The filmmakers essentially throw this grab-bag of resentment, sibling rivalry and neuroticism into a pot and set it to a slow boil. There are arguments, jokes, bonding, more fighting, and so on.
It doesn't sound like much, but the cast really drives the material to terrific heights. They click in a way that you rarely see large ensemble casts do; usually each actor is trying to accomplish their own goals for their character and sacrifice the group dynamic. This is the sort of movie in which you can't imagine any other performers in those roles.
A few minor characters flit in and out of the foreground. Across the street is Hillary's dependable friend Linda (Debra Monk) and her son Horry (Timothy Olyphant), a former beau of Wendy's who suffered a terrible brain injury years ago.
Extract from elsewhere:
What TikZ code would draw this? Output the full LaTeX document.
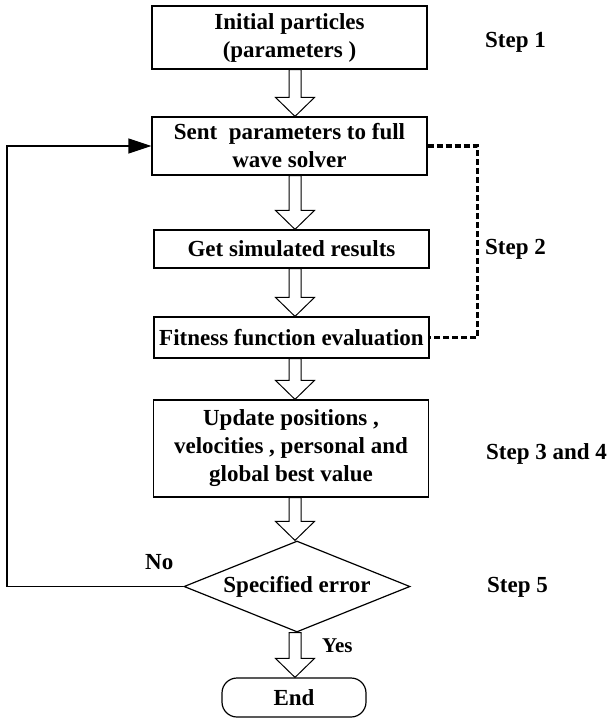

He sort of wanders around, helpful but forgetful, like a more verbally proficient Boo Radley.
Wade's estranged wife (Abigail Spencer) turns up, pleading for a second chance and with more drama to share. Penny Moore (Rose Byrne) is a townie who's stoked a long-burning fire for Wade, and he's at a low point where those glowing embers are looking pretty good. I also enjoyed Ben Schwartz as a young rabbi who can't outrun his horndog teen reputation and nickname.
Despite not a lot of screen time to spread around to every character's story, the film does a good job of making each of them distinct and relatable.
"This Is Where I Leave You" plays out fairly predictably, but I didn't mind the lack of surprises because the journey getting there is so caustically funny and unexpectedly heartwarming. When the Altmans aren't verbally punching each other — sometimes physically, too — you want to give them all a good squeeze.